A recent study by ProPublica published May 23, 2016, examined one of the commercially-available risk assessment tools – the Correctional Offender Management Profiling for Alternative Sanctions (COMPAS), developed by Northpointe, Inc. – for predictive accuracy and racial bias in pretrial application.  The researchers focused upon two of the COMPAS scores, the risk of recidivism and the risk of violence, for the study, and did not use the third score, the risk of failure to appear.

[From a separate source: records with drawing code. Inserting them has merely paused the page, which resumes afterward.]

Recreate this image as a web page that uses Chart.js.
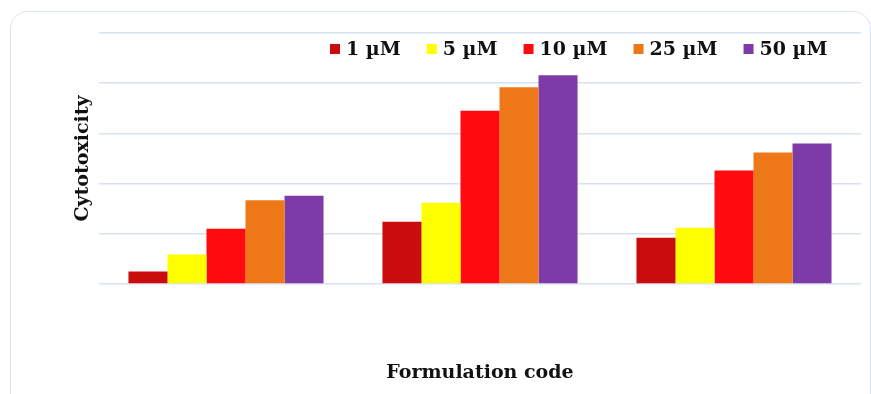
<!DOCTYPE html>
<html>
<head>
<meta charset="utf-8">
<script src="https://cdn.jsdelivr.net/npm/chart.js@4.4.1/dist/chart.umd.min.js"></script>
<style>
  html, body { margin: 0; padding: 0; background: #ffffff; overflow: hidden; }
  #wrap { position: relative; width: 871px; height: 394px; overflow: hidden; }
  #card { position: absolute; left: 10px; top: 11px; width: 861px; height: 400px; box-sizing: border-box;
          border: 1.5px solid #d8e3f4; border-radius: 18px; }
  #c { position: absolute; left: 0; top: 0; }
</style>
</head>
<body>
<div id="wrap">
  <div id="card"></div>
  <canvas id="c" width="871" height="394"></canvas>
</div>
<script>
// ---- data ----
const categories = ["F1", "F2", "F3"];
const seriesLabels = ["1 \u00b5M", "5 \u00b5M", "10 \u00b5M", "25 \u00b5M", "50 \u00b5M"];
const conc1uM  = [2.5, 12.4, 9.2];
const conc5uM  = [5.9, 16.2, 11.2];
const conc10uM = [11.0, 34.5, 22.6];
const conc25uM = [16.7, 39.2, 26.2];
const conc50uM = [17.6, 41.6, 28.0];
const yTitle = "Cytotoxicity";
const xTitle = "Formulation code";

const colors = ["#c90c0c", "#ffff00", "#ff0a0f", "#ee7818", "#7d3ba8"];
const seriesValues = [conc1uM, conc5uM, conc10uM, conc25uM, conc50uM];

const serif = "'DejaVu Serif', 'Liberation Serif', serif";

const legendPlugin = {
  id: 'overlayLegend',
  afterDraw(chart) {
    const ctx = chart.ctx;
    ctx.save();
    ctx.font = "bold 19px " + serif;
    ctx.textBaseline = 'middle';
    ctx.textAlign = 'left';
    let x = 330;
    const yMid = 49;
    chart.data.datasets.forEach((ds) => {
      ctx.fillStyle = ds.backgroundColor;
      ctx.fillRect(x, yMid - 5, 10, 10);
      ctx.fillStyle = '#111111';
      ctx.fillText(ds.label, x + 16, yMid + 1);
      x += 16 + ctx.measureText(ds.label).width + 26;
    });
    ctx.restore();
  }
};

new Chart(document.getElementById('c'), {
  type: 'bar',
  data: {
    labels: categories,
    datasets: seriesLabels.map((lab, i) => ({
      label: lab,
      data: seriesValues[i],
      backgroundColor: colors[i],
      borderWidth: 0,
      categoryPercentage: 0.768,
      barPercentage: 1.0
    }))
  },
  options: {
    responsive: false,
    animation: false,
    events: [],
    layout: { padding: { left: 0, right: 10, top: 33, bottom: 0 } },
    plugins: {
      legend: { display: false },
      tooltip: { enabled: false },
      title: { display: false }
    },
    scales: {
      x: {
        ticks: { display: false },
        grid: { display: false },
        border: { display: false },
        title: {
          display: true,
          text: xTitle,
          color: '#111111',
          font: { family: serif, size: 19, weight: 'bold' },
          padding: { top: 0, bottom: 10 }
        },
        afterFit: (scale) => { scale.height = 110; }
      },
      y: {
        min: 0,
        max: 50,
        ticks: { display: false, stepSize: 10 },
        grid: { color: '#d6e2f4', lineWidth: 1.5, drawTicks: false },
        border: { display: false },
        title: {
          display: true,
          text: yTitle,
          color: '#111111',
          font: { family: serif, size: 19, weight: 'bold' },
          padding: { top: 72, bottom: 0 }
        },
        afterFit: (scale) => { scale.width = 99; }
      }
    }
  },
  plugins: [legendPlugin]
});
</script>
</body>
</html>
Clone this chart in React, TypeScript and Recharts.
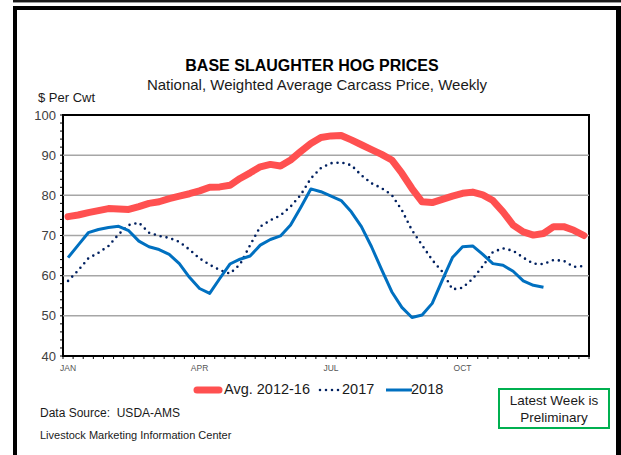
import React from 'react';
import { LineChart, Line, XAxis, YAxis, ReferenceLine, ReferenceArea } from 'recharts';

const FONT = "'Liberation Sans', Arial, sans-serif";

const monthLabels = ['JAN', 'APR', 'JUL', 'OCT'];
const monthTickPositions = [0.5, 13.5, 26.5, 39.5];
const weekTickPositions = Array.from({ length: 53 }, (_, i) => i);
const xTicks = [...weekTickPositions, ...monthTickPositions].sort((a, b) => a - b);
const yTicks = Array.from({ length: 31 }, (_, i) => 40 + i * 2);
const gridValues = [50, 60, 70, 80, 90];

const avg2012_16 = [
  74.7, 75.1, 75.7, 76.2, 76.7, 76.6, 76.5, 77.2, 78.0, 78.4, 79.2, 79.8, 80.4,
  81.1, 82.0, 82.1, 82.5, 84.2, 85.6, 87.1, 87.7, 87.3, 88.8, 90.9, 92.9, 94.4,
  94.8, 94.9, 93.8, 92.6, 91.4, 90.2, 88.8, 85.5, 81.7, 78.4, 78.2, 79.0, 79.8,
  80.5, 80.8, 80.1, 78.7, 75.9, 72.6, 70.9, 70.1, 70.5, 72.2, 72.2, 71.3, 70.0,
];
const y2017 = [
  58.7, 61.3, 64.3, 65.7, 67.4, 70.3, 72.6, 73.2, 70.7, 69.9, 69.4, 68.4, 66.5,
  64.3, 62.7, 61.4, 60.5, 62.8, 67.6, 72.2, 73.8, 75.0, 77.2, 80.1, 84.2, 86.8,
  88.0, 88.2, 87.5, 85.0, 83.0, 81.8, 80.1, 76.3, 71.3, 67.6, 63.9, 61.0, 56.6,
  57.0, 59.2, 62.4, 65.9, 66.8, 66.2, 64.5, 63.0, 62.9, 63.9, 63.7, 62.2, 62.4,
];
const y2018 = [
  64.5, 67.6, 70.7, 71.5, 72.0, 72.3, 71.2, 68.6, 67.2, 66.5, 65.3, 63.0, 59.6,
  56.8, 55.6, 59.3, 62.9, 64.1, 64.9, 67.6, 69.0, 69.9, 72.6, 77.0, 81.6, 80.9,
  79.8, 78.7, 75.9, 72.2, 67.2, 61.5, 56.0, 52.1, 49.6, 50.2, 53.1, 58.9, 64.5,
  67.2, 67.4, 65.3, 63.0, 62.6, 61.1, 58.7, 57.6, 57.1,
];

const data = avg2012_16.map((v, i) => ({
  x: i + 0.5,
  avg: v,
  y2017: y2017[i],
  y2018: i < y2018.length ? y2018[i] : null,
}));

const RED = '#FF5050';
const NAVY = '#002060';
const BLUE = '#0070C0';

const XTick = (props: any) => {
  const { x, y, payload } = props;
  const v = payload.value as number;
  if (Number.isInteger(v)) {
    return <line x1={x} y1={y} x2={x} y2={y + 3} stroke="#000" strokeWidth={1} />;
  }
  const label = monthLabels[monthTickPositions.indexOf(v)] ?? '';
  return (
    <text x={x} y={y + 15} textAnchor="middle" fontSize={8.5} fill="#555555" stroke="none" fontFamily={FONT}>
      {label}
    </text>
  );
};

const Legend2 = () => (
  <div style={{ position: 'absolute', left: 0, top: 380, width: 621, height: 22, fontFamily: FONT, fontSize: 14.5, color: '#1a1a1a' }}>
    <svg style={{ position: 'absolute', left: 192, top: 4 }} width={32} height={12}>
      <line x1={5} y1={6} x2={27} y2={6} stroke={RED} strokeWidth={7} strokeLinecap="round" />
    </svg>
    <span style={{ position: 'absolute', left: 224, top: 1 }}>Avg. 2012-16</span>
    <svg style={{ position: 'absolute', left: 316, top: 4 }} width={28} height={12}>
      <line x1={4} y1={6} x2={25} y2={6} stroke={NAVY} strokeWidth={2.6} strokeDasharray="0 6" strokeLinecap="round" />
    </svg>
    <span style={{ position: 'absolute', left: 342, top: 1 }}>2017</span>
    <svg style={{ position: 'absolute', left: 384, top: 4 }} width={30} height={12}>
      <line x1={2} y1={6} x2={28} y2={6} stroke={BLUE} strokeWidth={3} />
    </svg>
    <span style={{ position: 'absolute', left: 411, top: 1 }}>2018</span>
  </div>
);

export default function App() {
  return (
    <div style={{ position: 'absolute', left: 0, top: 0, width: 621, height: 455, background: '#fff', overflow: 'hidden', fontFamily: FONT }}>
      <div style={{ position: 'absolute', left: 13, top: 0, width: 608, height: 2, background: '#1a1a1a' }} />
      <div style={{ position: 'absolute', left: 13, top: 2, width: 608, height: 1, background: '#9a9a9a' }} />
      <div style={{ position: 'absolute', left: 13, top: 6, width: 608, height: 470, boxSizing: 'border-box', borderLeft: '4px solid #000', borderTop: '4px solid #000', borderRight: '5px solid #000' }} />

      <div style={{ position: 'absolute', left: 0, width: 624, textAlign: 'center', fontWeight: 'bold', fontSize: 16, color: '#000', top: 57 }}>BASE SLAUGHTER HOG PRICES</div>
      <div style={{ position: 'absolute', left: 0, width: 634, textAlign: 'center', fontSize: 15, color: '#1a1a1a', top: 76 }}>National, Weighted Average Carcass Price, Weekly</div>
      <div style={{ position: 'absolute', left: 38, top: 90, fontSize: 13, color: '#1a1a1a' }}>$ Per Cwt</div>

      <div style={{ position: 'absolute', left: 0, top: 0 }}>
        <LineChart width={621} height={455} data={data} margin={{ top: 115, right: 32, bottom: 79, left: 0 }}>
          <XAxis
            xAxisId="main"
            dataKey="x"
            type="number"
            domain={[0, 52]}
            ticks={xTicks}
            tick={<XTick />}
            tickLine={false}
            tickSize={0}
            tickMargin={0}
            height={20}
            axisLine={false}
            interval={0}
            allowDataOverflow
          />
          <YAxis
            yAxisId="left"
            type="number"
            domain={[40, 100]}
            ticks={yTicks}
            interval={0}
            tickFormatter={(v: number) => (v % 10 === 0 ? String(v) : '')}
            tick={{ fontSize: 13, fill: '#404040', fontFamily: FONT }}
            tickSize={3}
            tickMargin={4}
            width={63}
            axisLine={false}
            tickLine={{ stroke: '#000', strokeWidth: 1 }}
          />
          {gridValues.map((g) => (
            <ReferenceLine key={g} xAxisId="main" yAxisId="left" y={g} stroke="#a6a6a6" strokeWidth={1.5} />
          ))}
          <Line xAxisId="main" yAxisId="left" dataKey="avg" type="linear" stroke={RED} strokeWidth={7} dot={false} isAnimationActive={false} strokeLinejoin="round" strokeLinecap="round" />
          <Line xAxisId="main" yAxisId="left" dataKey="y2017" type="linear" stroke={NAVY} strokeWidth={2.6} strokeDasharray="0 6" strokeLinecap="round" dot={false} isAnimationActive={false} />
          <Line xAxisId="main" yAxisId="left" dataKey="y2018" type="linear" stroke={BLUE} strokeWidth={3} dot={false} isAnimationActive={false} strokeLinejoin="round" />
          <ReferenceArea xAxisId="main" yAxisId="left" x1={0} x2={52} y1={40} y2={100} fill="none" stroke="#000" strokeWidth={2} ifOverflow="visible" />
        </LineChart>
      </div>

      <Legend2 />

      <div style={{ position: 'absolute', left: 40, top: 406, fontSize: 12, color: '#1a1a1a' }}>Data Source:&nbsp; USDA-AMS</div>
      <div style={{ position: 'absolute', left: 40, top: 429, fontSize: 11, color: '#1a1a1a' }}>Livestock Marketing Information Center</div>
      <div style={{ position: 'absolute', left: 498, top: 388, width: 112, height: 41, boxSizing: 'border-box', border: '2px solid #00B050', textAlign: 'center', fontSize: 13.5, lineHeight: '17px', paddingTop: 2, color: '#1a1a1a' }}>
        Latest Week is<br />Preliminary
      </div>
    </div>
  );
}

The study utilized data from Broward County, Florida, covering a two-year period from 2013 to 2014, and for subsequent offense data through April 1, 2016.  Traffic tickets and some municipal ordinance violations and failures to appear in court were excluded from the recidivism definition; recidivism was defined as those criminal offenses resulting in a jail booking and that occurred after the initial COMPAS testing.  ‘Violent recidivism’ included the offenses of murder, manslaughter, forcible rape, robbery and aggravated assault.  The racial classifications used were for defendants identified as black, white, Hispanic, Asian and Native American in the records.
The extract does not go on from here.